All this is stuff building on what already exists, and exhausts what
few developers are available *already* on what little funding exists.

As I have long noted, it would be awesome to gain more developers
working on quagga, babeld, olsr, manet, rpl, etc to actually turn
dreams into reality, and make for a deeper awareness of how routing
protocols work in the next generation. Certainly the BGP architecture
of the internet is creaky and I would dearly appreciate more efforts
at QAing existing code against newer versions of the OS, and improving
the OS interfaces overall. Routing lookups in modern hardware are very
expensive in particular...

One last note: I am deeply concerned about the depth and scope of the
FIB table updates happening in the linux kernel in the past two (4.0,
4.1) releases. They are comprehensive and invasive, and speed up fib
lookups amazingly, but the testing has been lacking for those making
tons of routing updates (RCU has been introduced) via daemons that
will ultimately be consuming that dogfood.

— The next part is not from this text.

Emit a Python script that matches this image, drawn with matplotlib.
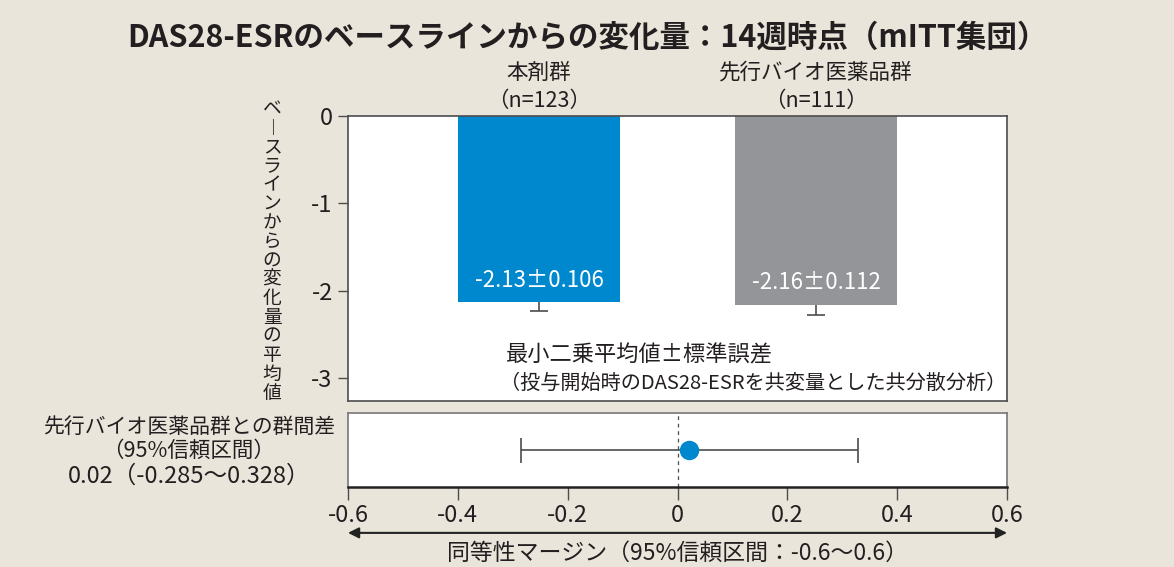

truly spectacular gains - in FIB lookups a factor of 7! here:

https://netdev01.org/docs/duyck-fib-trie.pdf

Some controversy here:

http://lists.openwall.net/netdev/2015/03/11/136

and nobody, so far as I know, using any routing daemon, has been
comprehensively testing. I hope to start myself, but jeeze, folk, the
fate of the internet relies on BGP, and the one guy doing the work at
redhat is just using a couple VMs to write the code on...

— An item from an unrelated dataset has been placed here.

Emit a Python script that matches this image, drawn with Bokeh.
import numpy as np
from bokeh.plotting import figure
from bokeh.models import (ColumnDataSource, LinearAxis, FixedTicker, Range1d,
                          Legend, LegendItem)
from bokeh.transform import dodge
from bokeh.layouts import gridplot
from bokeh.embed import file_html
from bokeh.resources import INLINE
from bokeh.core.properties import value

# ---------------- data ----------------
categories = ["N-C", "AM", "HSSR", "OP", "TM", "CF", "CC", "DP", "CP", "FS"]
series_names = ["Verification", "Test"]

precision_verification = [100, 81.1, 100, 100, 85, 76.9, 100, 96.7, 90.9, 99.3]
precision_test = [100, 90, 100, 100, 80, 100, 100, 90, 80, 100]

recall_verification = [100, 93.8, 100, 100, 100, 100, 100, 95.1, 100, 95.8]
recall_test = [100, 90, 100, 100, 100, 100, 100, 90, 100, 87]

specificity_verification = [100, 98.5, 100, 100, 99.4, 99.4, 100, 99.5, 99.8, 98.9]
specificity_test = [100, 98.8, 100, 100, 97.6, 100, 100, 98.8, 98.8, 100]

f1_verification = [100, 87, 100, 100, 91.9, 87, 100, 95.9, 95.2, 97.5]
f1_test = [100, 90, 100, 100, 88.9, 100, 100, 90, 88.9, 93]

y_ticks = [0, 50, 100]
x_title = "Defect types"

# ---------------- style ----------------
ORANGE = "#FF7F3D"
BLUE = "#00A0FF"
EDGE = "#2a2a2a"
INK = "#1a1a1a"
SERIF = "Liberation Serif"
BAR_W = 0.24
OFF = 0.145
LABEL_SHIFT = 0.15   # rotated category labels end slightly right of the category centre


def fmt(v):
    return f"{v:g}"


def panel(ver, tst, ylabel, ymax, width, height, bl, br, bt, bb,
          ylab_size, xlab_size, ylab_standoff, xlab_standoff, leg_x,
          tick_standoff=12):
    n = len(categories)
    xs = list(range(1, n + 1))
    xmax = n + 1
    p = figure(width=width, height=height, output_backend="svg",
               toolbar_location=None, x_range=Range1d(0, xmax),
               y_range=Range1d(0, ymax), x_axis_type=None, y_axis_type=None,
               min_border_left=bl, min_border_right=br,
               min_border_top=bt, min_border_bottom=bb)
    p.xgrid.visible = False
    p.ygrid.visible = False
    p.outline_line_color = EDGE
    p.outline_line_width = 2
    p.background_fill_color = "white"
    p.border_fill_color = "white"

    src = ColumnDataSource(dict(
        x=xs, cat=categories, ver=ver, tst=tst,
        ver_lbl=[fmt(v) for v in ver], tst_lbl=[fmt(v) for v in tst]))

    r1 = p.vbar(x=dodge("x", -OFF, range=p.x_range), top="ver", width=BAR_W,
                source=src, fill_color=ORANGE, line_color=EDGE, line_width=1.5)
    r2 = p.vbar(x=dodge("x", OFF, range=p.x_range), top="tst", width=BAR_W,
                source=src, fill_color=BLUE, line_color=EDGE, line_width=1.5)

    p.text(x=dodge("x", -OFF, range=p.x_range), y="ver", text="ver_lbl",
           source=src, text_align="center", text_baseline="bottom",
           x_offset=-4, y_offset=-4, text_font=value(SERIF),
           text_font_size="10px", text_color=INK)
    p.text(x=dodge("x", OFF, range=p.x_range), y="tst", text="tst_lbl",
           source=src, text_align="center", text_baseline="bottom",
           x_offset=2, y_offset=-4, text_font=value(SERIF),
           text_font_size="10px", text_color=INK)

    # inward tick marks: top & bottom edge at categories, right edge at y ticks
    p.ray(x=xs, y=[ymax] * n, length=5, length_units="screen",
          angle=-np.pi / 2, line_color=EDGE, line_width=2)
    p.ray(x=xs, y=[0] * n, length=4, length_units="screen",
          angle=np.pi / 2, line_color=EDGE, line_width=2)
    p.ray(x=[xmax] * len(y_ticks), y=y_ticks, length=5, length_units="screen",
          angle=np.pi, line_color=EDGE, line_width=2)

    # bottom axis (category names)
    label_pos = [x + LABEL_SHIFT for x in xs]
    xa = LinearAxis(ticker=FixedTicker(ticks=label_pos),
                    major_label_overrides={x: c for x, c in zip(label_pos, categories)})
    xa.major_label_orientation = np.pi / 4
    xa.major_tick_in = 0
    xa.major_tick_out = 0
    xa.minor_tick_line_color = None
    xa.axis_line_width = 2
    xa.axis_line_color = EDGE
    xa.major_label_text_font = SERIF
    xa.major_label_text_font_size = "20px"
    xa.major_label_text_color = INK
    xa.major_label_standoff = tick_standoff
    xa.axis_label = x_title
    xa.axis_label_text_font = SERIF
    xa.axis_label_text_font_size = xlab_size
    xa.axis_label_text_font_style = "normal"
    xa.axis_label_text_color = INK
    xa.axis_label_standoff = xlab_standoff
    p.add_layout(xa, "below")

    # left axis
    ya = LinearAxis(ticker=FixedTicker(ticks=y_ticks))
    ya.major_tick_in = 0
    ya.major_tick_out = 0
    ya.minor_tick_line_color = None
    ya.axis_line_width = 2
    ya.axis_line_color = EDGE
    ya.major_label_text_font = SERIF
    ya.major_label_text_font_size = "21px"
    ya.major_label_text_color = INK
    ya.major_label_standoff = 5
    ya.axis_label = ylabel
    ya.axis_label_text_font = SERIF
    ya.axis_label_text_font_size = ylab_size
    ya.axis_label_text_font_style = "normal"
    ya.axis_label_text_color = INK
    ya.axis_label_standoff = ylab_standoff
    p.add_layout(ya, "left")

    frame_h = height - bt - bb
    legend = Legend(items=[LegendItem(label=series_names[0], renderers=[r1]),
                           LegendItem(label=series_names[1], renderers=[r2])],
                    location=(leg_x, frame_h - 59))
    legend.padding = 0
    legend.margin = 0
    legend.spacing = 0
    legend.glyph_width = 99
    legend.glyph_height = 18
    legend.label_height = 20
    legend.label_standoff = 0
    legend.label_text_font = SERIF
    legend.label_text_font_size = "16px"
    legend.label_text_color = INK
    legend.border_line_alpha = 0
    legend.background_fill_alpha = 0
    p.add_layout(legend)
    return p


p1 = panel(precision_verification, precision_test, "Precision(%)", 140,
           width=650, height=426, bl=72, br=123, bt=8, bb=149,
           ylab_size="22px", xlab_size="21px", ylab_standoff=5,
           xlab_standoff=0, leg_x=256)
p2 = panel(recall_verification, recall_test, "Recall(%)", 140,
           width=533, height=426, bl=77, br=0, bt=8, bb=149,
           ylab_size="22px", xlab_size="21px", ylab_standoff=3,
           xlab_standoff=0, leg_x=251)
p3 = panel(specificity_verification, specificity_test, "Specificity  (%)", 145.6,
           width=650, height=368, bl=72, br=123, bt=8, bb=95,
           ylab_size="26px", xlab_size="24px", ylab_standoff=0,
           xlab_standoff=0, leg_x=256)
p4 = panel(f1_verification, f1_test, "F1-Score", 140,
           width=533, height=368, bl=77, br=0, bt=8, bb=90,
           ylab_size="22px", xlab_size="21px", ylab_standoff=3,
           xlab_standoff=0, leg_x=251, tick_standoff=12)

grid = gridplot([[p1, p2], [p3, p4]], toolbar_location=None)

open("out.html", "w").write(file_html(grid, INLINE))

So to return to the impetus for this overlong email.

... so as usual, I find it ironic and depressing that those at the
ietf wish to impose more coding work, when there are far too few
coders and nearly zero testers actually on the job of doing what they
can to implement what they have to keep holding the internet together
as it continues to grow.

... out of fear, I am doing my best to track those updates above and
contribute where I can. I sure hope those that rely on any routing
protocol working at scale are closely tracking the FIB work also.

I would be comforted to know of any, any person, any corporation,
besides me, that are doing so.


-- 
Dave Täht
Let's make wifi fast, less jittery and reliable again!